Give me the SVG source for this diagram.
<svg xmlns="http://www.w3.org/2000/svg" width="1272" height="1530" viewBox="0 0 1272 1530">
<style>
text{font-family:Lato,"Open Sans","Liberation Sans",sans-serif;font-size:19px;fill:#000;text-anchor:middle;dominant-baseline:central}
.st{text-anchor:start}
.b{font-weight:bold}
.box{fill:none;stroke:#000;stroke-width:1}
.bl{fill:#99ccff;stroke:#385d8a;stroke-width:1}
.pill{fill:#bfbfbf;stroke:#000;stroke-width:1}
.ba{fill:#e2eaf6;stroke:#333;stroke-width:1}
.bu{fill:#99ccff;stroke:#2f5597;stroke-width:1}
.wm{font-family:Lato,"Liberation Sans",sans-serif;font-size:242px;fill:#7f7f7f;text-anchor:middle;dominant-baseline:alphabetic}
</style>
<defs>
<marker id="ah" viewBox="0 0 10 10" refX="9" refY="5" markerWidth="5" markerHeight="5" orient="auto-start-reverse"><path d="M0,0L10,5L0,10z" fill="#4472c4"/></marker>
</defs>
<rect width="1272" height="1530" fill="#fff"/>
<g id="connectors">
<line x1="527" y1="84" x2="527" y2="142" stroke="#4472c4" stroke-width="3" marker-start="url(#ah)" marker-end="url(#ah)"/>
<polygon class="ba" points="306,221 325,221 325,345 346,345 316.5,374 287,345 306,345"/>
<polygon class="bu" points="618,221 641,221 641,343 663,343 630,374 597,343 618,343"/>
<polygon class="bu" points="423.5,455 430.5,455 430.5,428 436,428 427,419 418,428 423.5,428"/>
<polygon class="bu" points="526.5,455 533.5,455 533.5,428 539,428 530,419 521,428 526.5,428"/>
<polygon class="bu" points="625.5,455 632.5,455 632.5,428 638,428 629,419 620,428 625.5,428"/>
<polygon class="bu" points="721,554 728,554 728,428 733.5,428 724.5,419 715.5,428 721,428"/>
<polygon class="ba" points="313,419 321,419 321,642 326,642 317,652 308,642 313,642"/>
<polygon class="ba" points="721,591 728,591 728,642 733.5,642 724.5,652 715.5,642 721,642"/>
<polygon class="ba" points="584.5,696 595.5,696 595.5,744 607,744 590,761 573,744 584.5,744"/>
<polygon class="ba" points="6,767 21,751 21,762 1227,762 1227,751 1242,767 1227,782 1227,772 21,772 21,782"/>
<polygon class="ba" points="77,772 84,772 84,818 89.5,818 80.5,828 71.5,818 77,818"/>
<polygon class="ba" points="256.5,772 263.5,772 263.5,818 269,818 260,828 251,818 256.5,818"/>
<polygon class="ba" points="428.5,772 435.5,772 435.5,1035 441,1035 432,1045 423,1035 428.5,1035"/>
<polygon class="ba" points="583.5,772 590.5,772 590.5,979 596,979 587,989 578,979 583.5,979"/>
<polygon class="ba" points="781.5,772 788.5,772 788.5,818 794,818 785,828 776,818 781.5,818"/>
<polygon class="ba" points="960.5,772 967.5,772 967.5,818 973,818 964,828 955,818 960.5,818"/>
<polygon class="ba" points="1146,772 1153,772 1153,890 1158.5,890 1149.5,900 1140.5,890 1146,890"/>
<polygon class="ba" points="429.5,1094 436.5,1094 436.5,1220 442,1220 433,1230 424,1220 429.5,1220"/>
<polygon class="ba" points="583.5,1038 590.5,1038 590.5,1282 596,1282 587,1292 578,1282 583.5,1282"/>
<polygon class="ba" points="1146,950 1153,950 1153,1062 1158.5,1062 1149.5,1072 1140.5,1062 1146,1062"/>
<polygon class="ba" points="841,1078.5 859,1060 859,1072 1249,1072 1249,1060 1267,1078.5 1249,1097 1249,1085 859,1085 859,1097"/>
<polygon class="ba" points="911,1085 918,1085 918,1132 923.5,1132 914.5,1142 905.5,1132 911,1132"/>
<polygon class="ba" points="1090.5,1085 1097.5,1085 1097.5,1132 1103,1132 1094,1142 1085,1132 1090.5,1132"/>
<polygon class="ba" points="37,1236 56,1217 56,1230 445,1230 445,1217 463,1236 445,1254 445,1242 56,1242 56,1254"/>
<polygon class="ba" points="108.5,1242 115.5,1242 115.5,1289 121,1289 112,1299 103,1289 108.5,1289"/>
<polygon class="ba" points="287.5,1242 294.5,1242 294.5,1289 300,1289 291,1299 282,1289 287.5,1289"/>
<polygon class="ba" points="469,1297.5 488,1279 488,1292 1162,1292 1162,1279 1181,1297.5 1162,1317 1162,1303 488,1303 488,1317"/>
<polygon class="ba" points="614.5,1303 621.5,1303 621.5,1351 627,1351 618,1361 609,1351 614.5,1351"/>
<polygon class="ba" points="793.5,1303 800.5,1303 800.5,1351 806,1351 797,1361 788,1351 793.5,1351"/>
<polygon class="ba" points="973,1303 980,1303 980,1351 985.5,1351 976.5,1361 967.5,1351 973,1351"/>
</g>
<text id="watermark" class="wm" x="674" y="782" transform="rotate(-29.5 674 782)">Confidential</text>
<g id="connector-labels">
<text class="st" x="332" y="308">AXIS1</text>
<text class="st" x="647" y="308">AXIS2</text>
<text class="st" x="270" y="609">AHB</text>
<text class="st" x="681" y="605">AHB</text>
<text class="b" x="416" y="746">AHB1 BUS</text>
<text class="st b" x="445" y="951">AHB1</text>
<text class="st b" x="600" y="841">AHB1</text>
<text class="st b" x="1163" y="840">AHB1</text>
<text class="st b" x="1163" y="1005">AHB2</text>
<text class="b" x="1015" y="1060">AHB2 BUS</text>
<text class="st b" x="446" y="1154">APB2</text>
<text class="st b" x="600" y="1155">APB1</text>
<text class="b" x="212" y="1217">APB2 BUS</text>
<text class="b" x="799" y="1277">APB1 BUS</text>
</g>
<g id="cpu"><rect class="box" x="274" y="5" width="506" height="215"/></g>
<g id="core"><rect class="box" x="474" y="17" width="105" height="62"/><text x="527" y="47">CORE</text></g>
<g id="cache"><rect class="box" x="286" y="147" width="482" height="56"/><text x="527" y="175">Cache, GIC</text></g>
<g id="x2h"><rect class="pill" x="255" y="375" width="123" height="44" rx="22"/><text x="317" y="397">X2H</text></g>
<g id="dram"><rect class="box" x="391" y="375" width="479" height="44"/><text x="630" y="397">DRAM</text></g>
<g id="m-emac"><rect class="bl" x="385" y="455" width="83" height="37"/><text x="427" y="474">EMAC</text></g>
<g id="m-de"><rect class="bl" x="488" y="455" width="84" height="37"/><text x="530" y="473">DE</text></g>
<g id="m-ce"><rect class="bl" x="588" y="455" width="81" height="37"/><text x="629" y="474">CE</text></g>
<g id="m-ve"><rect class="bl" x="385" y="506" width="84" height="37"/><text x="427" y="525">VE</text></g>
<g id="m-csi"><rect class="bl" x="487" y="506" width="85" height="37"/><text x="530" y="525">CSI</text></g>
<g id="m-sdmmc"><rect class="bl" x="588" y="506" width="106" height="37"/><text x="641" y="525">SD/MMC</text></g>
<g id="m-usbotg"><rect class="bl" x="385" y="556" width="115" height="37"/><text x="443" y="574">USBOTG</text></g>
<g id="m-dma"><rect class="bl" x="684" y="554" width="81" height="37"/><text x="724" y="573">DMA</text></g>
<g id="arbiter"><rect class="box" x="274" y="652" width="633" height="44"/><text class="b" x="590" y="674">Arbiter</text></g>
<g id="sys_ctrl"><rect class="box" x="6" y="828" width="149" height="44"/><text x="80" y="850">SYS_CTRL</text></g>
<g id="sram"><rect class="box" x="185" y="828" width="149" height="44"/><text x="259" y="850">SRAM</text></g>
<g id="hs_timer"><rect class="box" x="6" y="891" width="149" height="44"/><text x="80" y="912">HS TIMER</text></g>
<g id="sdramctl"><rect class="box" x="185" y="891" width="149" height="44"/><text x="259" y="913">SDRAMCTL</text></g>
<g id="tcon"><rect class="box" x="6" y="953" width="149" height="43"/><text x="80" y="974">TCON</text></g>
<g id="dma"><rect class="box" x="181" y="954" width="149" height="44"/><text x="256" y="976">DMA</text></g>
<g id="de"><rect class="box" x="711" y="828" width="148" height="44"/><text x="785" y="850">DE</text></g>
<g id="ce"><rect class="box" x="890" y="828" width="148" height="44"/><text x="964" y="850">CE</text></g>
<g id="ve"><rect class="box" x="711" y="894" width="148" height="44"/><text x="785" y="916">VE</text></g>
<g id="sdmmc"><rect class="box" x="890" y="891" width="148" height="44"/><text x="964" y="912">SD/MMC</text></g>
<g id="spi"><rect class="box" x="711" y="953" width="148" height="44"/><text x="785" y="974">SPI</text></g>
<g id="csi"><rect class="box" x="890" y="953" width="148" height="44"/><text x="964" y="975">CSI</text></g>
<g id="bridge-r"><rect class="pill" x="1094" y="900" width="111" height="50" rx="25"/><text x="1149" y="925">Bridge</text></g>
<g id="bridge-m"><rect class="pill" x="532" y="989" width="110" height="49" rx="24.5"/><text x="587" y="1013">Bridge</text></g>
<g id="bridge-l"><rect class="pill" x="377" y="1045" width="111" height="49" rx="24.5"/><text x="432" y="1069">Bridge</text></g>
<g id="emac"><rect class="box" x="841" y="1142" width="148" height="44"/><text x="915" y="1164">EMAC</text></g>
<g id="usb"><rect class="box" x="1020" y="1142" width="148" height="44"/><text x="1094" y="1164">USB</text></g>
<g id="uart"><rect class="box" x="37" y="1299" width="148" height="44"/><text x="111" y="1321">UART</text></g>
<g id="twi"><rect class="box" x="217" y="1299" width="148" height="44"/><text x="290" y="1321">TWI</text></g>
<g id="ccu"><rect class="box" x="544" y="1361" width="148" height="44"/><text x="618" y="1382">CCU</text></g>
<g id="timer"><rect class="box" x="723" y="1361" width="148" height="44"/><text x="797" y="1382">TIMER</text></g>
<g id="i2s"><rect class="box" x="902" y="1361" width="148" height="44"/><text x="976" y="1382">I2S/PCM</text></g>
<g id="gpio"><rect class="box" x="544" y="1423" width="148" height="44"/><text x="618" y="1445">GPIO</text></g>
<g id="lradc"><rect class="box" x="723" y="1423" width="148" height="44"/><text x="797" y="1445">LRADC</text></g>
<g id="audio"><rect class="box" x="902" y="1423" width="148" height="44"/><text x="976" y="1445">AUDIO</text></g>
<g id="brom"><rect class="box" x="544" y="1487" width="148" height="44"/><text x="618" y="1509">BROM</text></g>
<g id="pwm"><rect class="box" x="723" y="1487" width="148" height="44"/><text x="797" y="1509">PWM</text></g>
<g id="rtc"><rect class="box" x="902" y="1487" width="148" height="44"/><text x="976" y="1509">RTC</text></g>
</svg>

==

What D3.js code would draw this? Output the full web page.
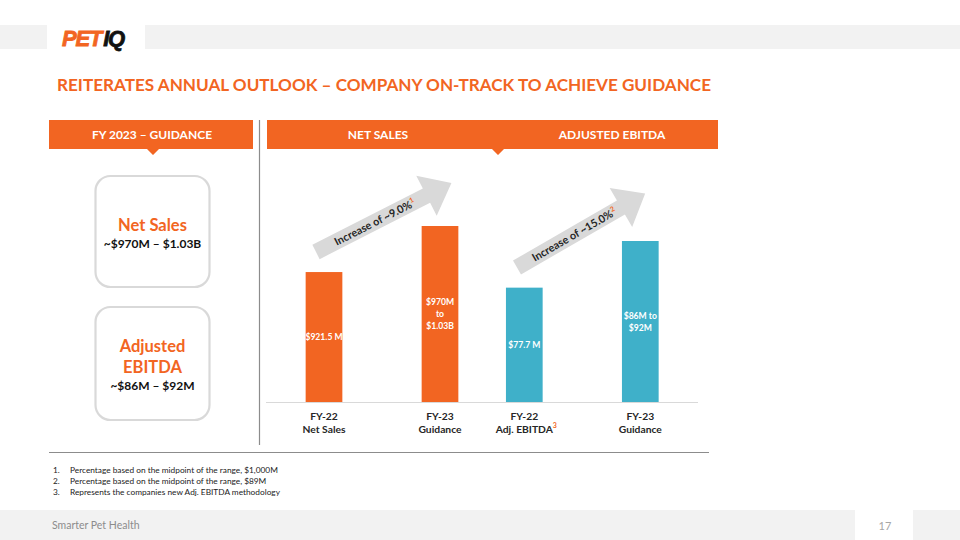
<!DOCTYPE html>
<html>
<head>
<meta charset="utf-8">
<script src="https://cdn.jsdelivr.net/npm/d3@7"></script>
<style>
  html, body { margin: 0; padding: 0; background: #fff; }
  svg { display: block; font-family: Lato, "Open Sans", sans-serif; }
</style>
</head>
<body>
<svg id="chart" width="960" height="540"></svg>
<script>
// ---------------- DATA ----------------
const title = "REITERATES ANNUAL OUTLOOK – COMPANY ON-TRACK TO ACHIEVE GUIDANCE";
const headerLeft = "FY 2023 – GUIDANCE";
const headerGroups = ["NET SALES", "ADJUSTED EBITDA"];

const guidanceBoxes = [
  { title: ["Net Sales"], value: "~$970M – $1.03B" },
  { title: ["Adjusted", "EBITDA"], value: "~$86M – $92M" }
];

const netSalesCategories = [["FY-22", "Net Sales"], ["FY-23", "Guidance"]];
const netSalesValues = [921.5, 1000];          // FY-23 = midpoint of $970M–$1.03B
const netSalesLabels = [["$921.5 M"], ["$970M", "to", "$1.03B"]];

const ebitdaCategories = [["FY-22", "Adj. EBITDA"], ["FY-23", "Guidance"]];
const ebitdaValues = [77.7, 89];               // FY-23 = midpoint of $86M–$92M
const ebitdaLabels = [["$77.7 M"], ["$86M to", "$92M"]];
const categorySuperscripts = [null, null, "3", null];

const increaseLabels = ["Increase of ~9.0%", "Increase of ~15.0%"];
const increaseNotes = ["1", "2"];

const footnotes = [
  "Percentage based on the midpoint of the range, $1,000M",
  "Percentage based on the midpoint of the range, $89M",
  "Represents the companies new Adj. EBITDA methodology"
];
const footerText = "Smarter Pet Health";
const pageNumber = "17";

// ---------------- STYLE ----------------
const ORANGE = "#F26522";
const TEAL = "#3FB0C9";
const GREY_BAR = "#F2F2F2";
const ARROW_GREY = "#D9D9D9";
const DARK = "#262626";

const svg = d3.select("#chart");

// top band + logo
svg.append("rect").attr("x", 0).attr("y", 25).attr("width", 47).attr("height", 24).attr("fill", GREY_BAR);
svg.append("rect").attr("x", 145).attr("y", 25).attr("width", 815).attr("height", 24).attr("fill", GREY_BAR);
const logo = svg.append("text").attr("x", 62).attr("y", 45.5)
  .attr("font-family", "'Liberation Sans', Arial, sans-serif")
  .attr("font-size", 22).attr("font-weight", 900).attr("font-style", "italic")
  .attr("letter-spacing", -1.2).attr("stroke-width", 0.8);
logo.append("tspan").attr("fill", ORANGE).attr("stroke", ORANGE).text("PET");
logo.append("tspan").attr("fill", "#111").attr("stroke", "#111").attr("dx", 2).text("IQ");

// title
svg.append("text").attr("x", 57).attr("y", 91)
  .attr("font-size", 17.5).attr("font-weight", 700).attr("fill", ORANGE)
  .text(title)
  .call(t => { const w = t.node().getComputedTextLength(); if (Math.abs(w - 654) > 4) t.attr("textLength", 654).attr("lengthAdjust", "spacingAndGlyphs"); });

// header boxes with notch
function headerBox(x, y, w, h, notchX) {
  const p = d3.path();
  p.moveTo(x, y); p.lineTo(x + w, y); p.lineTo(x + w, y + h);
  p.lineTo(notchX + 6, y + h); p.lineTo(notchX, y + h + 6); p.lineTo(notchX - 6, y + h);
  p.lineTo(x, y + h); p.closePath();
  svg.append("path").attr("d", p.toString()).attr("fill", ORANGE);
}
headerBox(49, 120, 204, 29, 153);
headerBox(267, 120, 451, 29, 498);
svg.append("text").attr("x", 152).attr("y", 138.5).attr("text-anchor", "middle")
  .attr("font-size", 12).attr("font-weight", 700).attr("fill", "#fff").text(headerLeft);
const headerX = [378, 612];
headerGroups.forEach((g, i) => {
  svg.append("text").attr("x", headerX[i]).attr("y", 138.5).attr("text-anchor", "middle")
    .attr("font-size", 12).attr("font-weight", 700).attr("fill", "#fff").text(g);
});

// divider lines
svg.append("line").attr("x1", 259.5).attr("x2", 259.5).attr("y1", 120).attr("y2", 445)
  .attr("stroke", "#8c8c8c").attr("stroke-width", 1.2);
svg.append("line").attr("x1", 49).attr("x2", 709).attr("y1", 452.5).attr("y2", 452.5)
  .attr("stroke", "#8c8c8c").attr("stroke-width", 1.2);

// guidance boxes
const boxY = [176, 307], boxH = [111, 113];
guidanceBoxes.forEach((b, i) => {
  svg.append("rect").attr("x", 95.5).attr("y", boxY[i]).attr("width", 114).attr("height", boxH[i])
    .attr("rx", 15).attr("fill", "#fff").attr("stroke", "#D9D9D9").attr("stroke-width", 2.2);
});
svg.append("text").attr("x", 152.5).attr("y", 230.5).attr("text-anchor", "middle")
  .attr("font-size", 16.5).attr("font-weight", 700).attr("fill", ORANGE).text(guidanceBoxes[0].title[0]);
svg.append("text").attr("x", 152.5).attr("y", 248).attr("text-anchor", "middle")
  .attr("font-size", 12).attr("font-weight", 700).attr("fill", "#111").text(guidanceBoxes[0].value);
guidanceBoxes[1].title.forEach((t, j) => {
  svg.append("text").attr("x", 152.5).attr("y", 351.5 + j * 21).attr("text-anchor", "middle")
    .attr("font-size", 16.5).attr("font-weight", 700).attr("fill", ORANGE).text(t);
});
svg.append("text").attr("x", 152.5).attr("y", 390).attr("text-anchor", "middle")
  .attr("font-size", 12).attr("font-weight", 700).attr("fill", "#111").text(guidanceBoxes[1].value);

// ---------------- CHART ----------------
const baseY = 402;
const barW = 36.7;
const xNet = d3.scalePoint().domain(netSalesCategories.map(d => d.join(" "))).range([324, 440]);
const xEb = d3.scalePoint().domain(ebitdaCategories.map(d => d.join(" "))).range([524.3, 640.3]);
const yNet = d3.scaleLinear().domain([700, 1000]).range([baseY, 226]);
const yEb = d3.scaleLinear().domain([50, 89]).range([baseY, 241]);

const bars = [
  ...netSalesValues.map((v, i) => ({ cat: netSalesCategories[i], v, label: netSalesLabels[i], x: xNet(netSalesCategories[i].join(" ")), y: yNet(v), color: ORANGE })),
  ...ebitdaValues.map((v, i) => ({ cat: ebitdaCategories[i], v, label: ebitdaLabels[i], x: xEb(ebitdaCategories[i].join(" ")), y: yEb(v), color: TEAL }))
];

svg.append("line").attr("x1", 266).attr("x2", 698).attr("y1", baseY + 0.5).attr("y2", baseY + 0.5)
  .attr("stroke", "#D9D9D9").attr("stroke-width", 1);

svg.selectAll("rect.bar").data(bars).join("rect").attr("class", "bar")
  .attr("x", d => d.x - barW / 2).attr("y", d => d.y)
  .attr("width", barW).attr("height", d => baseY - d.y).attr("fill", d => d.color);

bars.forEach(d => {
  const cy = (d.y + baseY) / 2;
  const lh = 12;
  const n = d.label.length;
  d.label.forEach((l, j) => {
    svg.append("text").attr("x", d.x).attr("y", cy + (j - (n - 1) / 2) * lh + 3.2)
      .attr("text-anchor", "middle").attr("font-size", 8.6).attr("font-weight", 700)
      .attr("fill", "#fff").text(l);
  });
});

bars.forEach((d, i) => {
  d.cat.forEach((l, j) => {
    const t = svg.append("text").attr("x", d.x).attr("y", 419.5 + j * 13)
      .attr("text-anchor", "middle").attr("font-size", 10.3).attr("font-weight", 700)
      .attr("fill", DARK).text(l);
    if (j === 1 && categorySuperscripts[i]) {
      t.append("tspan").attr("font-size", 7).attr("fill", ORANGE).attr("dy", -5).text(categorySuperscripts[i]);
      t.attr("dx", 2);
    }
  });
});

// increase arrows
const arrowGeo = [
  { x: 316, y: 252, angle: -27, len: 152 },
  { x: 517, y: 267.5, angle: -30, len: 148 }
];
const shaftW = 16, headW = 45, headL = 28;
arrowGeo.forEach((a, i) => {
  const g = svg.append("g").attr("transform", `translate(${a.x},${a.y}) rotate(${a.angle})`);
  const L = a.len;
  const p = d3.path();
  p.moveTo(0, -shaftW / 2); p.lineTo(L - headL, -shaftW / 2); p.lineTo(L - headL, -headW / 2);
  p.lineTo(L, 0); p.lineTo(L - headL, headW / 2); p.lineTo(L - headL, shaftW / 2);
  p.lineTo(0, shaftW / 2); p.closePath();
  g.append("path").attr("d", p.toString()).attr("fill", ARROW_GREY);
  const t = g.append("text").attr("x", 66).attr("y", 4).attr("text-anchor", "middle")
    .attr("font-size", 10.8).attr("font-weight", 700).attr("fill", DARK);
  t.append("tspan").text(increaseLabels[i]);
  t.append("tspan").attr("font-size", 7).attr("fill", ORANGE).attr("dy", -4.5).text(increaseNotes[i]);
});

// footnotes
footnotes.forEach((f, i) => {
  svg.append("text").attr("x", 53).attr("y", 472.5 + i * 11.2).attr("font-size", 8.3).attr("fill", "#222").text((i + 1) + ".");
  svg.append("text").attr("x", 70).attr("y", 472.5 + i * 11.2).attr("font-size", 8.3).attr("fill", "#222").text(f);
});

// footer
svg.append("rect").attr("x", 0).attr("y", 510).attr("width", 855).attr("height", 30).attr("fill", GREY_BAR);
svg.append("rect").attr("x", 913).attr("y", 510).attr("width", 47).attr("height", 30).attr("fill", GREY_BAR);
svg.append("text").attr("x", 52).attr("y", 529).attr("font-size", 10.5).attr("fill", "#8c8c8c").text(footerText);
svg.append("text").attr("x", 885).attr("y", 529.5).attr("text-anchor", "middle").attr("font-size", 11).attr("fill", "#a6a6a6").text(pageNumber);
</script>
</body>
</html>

--

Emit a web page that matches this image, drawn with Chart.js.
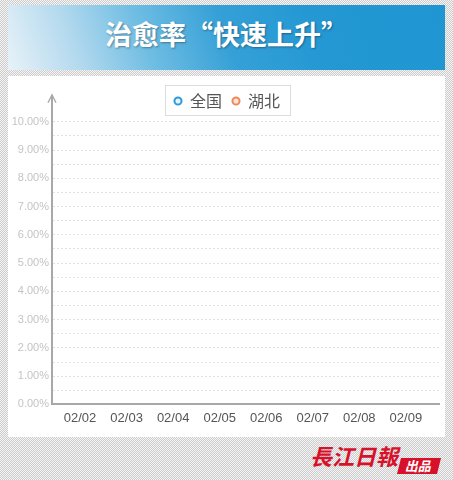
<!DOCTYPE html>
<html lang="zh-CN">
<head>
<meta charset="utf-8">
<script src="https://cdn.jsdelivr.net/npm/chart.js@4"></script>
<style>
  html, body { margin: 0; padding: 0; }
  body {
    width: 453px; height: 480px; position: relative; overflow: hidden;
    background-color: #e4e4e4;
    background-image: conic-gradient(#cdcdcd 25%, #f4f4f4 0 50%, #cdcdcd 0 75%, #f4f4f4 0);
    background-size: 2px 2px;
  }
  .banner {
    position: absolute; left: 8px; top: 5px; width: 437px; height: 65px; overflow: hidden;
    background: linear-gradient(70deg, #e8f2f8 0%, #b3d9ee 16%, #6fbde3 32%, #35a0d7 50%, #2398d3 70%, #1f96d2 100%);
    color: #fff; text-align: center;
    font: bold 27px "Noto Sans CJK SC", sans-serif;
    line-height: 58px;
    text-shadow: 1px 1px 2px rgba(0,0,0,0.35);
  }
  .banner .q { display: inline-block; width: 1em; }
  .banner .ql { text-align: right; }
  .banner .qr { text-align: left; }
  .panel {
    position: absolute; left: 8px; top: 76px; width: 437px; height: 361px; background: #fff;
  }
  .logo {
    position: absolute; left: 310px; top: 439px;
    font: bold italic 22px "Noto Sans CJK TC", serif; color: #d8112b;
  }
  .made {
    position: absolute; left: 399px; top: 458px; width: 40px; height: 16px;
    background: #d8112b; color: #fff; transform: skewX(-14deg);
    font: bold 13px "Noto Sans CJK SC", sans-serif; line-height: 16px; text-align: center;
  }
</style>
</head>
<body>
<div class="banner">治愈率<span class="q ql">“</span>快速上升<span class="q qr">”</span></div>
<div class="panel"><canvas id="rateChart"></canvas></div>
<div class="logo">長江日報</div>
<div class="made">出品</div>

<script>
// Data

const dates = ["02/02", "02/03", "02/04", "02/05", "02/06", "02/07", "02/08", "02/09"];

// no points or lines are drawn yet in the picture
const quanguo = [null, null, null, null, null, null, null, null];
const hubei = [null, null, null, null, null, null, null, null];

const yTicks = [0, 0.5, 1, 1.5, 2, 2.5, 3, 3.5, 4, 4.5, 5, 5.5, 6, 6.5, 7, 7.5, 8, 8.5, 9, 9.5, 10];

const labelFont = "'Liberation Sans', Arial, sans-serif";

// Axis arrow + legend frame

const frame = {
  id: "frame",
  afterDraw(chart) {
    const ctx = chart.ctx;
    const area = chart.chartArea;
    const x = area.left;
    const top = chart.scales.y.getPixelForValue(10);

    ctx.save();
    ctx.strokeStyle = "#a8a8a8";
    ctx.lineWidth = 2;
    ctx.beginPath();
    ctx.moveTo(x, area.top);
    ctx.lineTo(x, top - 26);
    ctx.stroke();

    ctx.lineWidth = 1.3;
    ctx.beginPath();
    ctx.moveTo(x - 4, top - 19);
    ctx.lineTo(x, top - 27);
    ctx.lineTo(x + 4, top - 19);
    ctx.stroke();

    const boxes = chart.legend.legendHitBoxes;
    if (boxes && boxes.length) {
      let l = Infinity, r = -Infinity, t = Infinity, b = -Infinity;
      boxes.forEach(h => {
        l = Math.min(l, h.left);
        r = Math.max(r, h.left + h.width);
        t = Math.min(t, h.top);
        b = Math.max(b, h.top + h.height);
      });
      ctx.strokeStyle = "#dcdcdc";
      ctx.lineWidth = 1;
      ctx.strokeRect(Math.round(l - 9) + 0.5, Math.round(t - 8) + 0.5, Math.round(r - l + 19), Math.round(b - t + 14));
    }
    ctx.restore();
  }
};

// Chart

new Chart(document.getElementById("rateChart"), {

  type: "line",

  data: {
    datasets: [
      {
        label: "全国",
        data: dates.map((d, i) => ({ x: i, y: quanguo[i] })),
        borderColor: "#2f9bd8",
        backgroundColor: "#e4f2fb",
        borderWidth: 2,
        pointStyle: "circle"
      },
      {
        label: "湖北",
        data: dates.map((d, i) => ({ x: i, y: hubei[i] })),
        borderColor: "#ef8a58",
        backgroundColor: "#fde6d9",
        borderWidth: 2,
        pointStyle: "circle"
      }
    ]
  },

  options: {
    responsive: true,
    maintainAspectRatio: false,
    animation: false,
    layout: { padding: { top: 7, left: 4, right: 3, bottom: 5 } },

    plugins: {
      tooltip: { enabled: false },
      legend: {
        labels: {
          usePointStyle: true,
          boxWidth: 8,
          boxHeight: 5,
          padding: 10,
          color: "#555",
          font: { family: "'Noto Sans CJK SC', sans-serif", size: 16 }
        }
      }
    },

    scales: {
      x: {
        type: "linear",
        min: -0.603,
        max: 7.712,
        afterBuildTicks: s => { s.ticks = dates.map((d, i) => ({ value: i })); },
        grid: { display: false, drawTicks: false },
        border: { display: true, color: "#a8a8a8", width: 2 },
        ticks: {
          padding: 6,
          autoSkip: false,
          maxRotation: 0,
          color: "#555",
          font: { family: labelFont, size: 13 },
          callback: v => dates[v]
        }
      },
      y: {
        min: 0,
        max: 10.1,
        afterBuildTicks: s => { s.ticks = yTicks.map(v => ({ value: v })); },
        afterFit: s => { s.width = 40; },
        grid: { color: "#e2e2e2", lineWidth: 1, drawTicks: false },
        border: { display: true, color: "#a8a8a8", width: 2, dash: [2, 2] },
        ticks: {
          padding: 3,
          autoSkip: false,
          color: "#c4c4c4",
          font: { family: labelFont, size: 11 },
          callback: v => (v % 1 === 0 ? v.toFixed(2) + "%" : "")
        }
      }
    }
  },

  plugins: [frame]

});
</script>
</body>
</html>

_WORK TO COMPLETE:_ Pick out every line holding the string "this" and return it.

_WRITTEN RESPONSE:_
Give me the SVG source for this diagram.
What D3.js code would draw this? Output the full web page.
Emit a web page that matches this image, drawn with Chart.js.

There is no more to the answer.